Other nations for which there isn’t a non-gendered noun for an individual: Bangladesh, Burma, China, Japan, Lebanon, Netherlands, New Zealand, Portugal, Switzerland. This will likely become an issue of dialect.
What noun do you use to refer to someone form New Zealand other than the neuter “New Zealander”?
I can’t think of any noun for someone from Switzerland other noun phrases. I’ve never seen Swissman but only Swiss man. In any case, surely Switzerlander would be understood. And while those from the Netherlands are commonly called Dutchman or woman, a “Netherlander” seems fine.
Bangladesh - Bangladeshi
Burma - Burman
China - ?
Japan - ?
Lebanon - I usually use their ethnicity i.e. Druze, Marionite, etc.

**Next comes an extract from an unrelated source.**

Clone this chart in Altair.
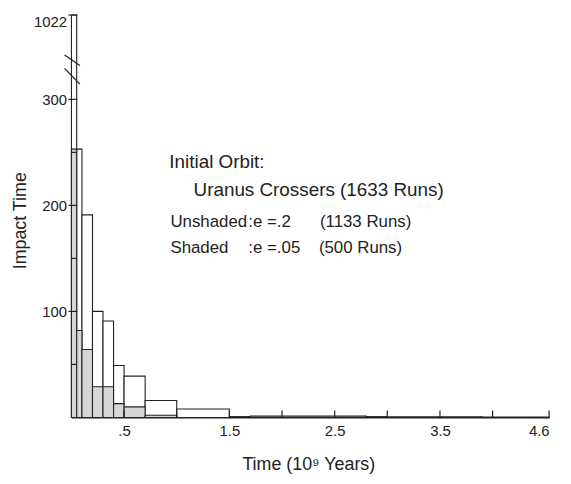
import altair as alt
import pandas as pd

# Histogram bins (10^9 years)
bin_lo = [0.0, 0.05, 0.1, 0.2, 0.3, 0.4, 0.5, 0.7, 1.0, 1.5, 1.7, 2.8, 3.0, 3.9]
bin_hi = [0.05, 0.1, 0.2, 0.3, 0.4, 0.5, 0.7, 1.0, 1.5, 1.7, 2.8, 3.0, 3.9, 4.6]
# Unshaded (e = .2) and shaded (e = .05) counts
unshaded = [1022, 253, 191, 100, 91, 49, 39, 16, 8, 0.8, 1.2, 0.8, 0.5, 0.3]
shaded = [253, 82, 64, 29, 29, 13, 10, 2, 0, 0, 0, 0, 0, 0]

x_label_values = [0.5, 1.5, 2.5, 3.5, 4.6]
x_tick_values = [0.5, 1.0, 1.5, 2.0, 2.5, 3.0, 3.5, 4.0, 4.6]
y_label_values = [100, 200, 300, 1022]
y_major_ticks = [100, 200, 300, 1022]
y_minor_ticks = [50, 150, 250]

head_text = ["Initial Orbit:", "Uranus Crossers (1633 Runs)"]
head_x = [0.93, 1.16]
head_y = [235, 209]

leg_text = ["Unshaded", ":e =.2", "(1133 Runs)",
            "Shaded", ":e =.05", "(500 Runs)"]
leg_x = [0.94, 1.68, 2.36, 0.94, 1.68, 2.35]
leg_y = [180, 180, 180, 155, 155, 155]

# axis break marks (data coords)
brk_x = [-0.065, -0.065]
brk_x2 = [0.08, 0.08]
brk_y = [680, 565]
brk_y2 = [590, 430]

FONT = "Liberation Sans"
INK = "#222222"

bars = pd.DataFrame({"lo": bin_lo, "hi": bin_hi, "u": unshaded, "s": shaded})
shaded_df = bars[bars["s"] > 0]

xs = alt.Scale(domain=[0, 4, 4.6], range=[0, 425, 482], nice=False, zero=False)
ys = alt.Scale(domain=[0, 300, 1022], range=[406, 85, 0], nice=False, zero=False)

x_axis = alt.Axis(values=x_label_values,
                  labelExpr="datum.value == 0.5 ? '.5' : format(datum.value, '.1f')",
                  ticks=False, tickSize=0, grid=False, domainColor=INK, domainWidth=1.3,
                  labelFont=FONT, labelFontSize=15, labelColor=INK, labelPadding=6,
                  title="Time (10⁹ Years)", titleFont=FONT, titleFontSize=18,
                  titleFontWeight="normal", titleColor=INK,
                  titleX=239, titleY=53, titleBaseline="alphabetic", titleAlign="center")
y_axis = alt.Axis(values=y_label_values, labelExpr="format(datum.value, 'd')",
                  ticks=False, tickSize=0, grid=False, domainColor=INK, domainWidth=1.3,
                  labelFont=FONT, labelFontSize=15, labelColor=INK, labelPadding=5,
                  labelFlush=True,
                  title="Impact Time", titleFont=FONT, titleFontSize=18,
                  titleFontWeight="normal", titleColor=INK,
                  titleX=-51, titleY=207, titleAngle=270,
                  titleBaseline="middle", titleAlign="center")

unshaded_layer = alt.Chart(bars).mark_rect(fill="white", stroke=INK, strokeWidth=1.1).encode(
    x=alt.X("lo:Q", scale=xs, axis=x_axis),
    x2="hi:Q",
    y=alt.Y("u:Q", scale=ys, axis=y_axis),
    y2=alt.datum(0),
)
shaded_layer = alt.Chart(shaded_df).mark_rect(fill="#d6d6d6", stroke=INK, strokeWidth=1.1).encode(
    x=alt.X("lo:Q", scale=xs),
    x2="hi:Q",
    y=alt.Y("s:Q", scale=ys),
    y2=alt.datum(0),
)

xt = alt.Chart(pd.DataFrame({"t": x_tick_values})).mark_rule(color=INK, strokeWidth=1.2).encode(
    x=alt.X("t:Q", scale=xs), y=alt.value(406), y2=alt.value(399))
ytm = alt.Chart(pd.DataFrame({"v": y_major_ticks})).mark_rule(color=INK, strokeWidth=1.2).encode(
    y=alt.Y("v:Q", scale=ys), x=alt.value(-3), x2=alt.value(6))
ytn = alt.Chart(pd.DataFrame({"v": y_minor_ticks})).mark_rule(color=INK, strokeWidth=1.2).encode(
    y=alt.Y("v:Q", scale=ys), x=alt.value(0), x2=alt.value(5))

brk = alt.Chart(pd.DataFrame({"x": brk_x, "x2": brk_x2, "y": brk_y, "y2": brk_y2})).mark_rule(
    color=INK, strokeWidth=1.3).encode(
    x=alt.X("x:Q", scale=xs), x2="x2:Q", y=alt.Y("y:Q", scale=ys), y2="y2:Q")

head = alt.Chart(pd.DataFrame({"x": head_x, "y": head_y, "text": head_text})).mark_text(
    align="left", baseline="alphabetic", font=FONT, fontSize=19, color=INK).encode(
    x=alt.X("x:Q", scale=xs), y=alt.Y("y:Q", scale=ys), text="text:N")
leg = alt.Chart(pd.DataFrame({"x": leg_x, "y": leg_y, "text": leg_text})).mark_text(
    align="left", baseline="alphabetic", font=FONT, fontSize=17, color=INK).encode(
    x=alt.X("x:Q", scale=xs), y=alt.Y("y:Q", scale=ys), text="text:N")

chart = alt.layer(unshaded_layer, shaded_layer, xt, ytm, ytn, brk, head, leg).properties(
    width=482, height=406,
    autosize=alt.AutoSizeParams(type="none"),
    padding={"left": 64, "top": 5, "right": 14, "bottom": 62},
).configure(background="white").configure_view(strokeWidth=0)

chart.save("out.html", embed_options={"renderer": "svg", "actions": False})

Netherlands - Netherlander
New Zealand - New Zealander
Portugal - ?
Switzerland - A Swiss or a Switzerlander
Seems to me, and this is taken from my left elbow, as if words such as Englishman are simply the union of the longer adjective+(wo)man forms which exist for other peoples. Whether the majority of peoples get the adjective+(wo)man version, the adjective(wo)man version, or a word which is both noun and adjective requires more time spent counting than I can be bothered to spend. It does seem to me as if those where there are a noun and adjective which are different and which did not originate as slurs are the definite minority.
I think the idea is that for those countries, there isn’t a singular noun at all, gendered or non-gendered. You’ve never heard of “Japanman” or “Portugalman” , but we also don’t (usually) refer to an individual simply as a “Japanese” or a “Portuguese” using the adjective form as a noun, as happens with “Italian” or “German”.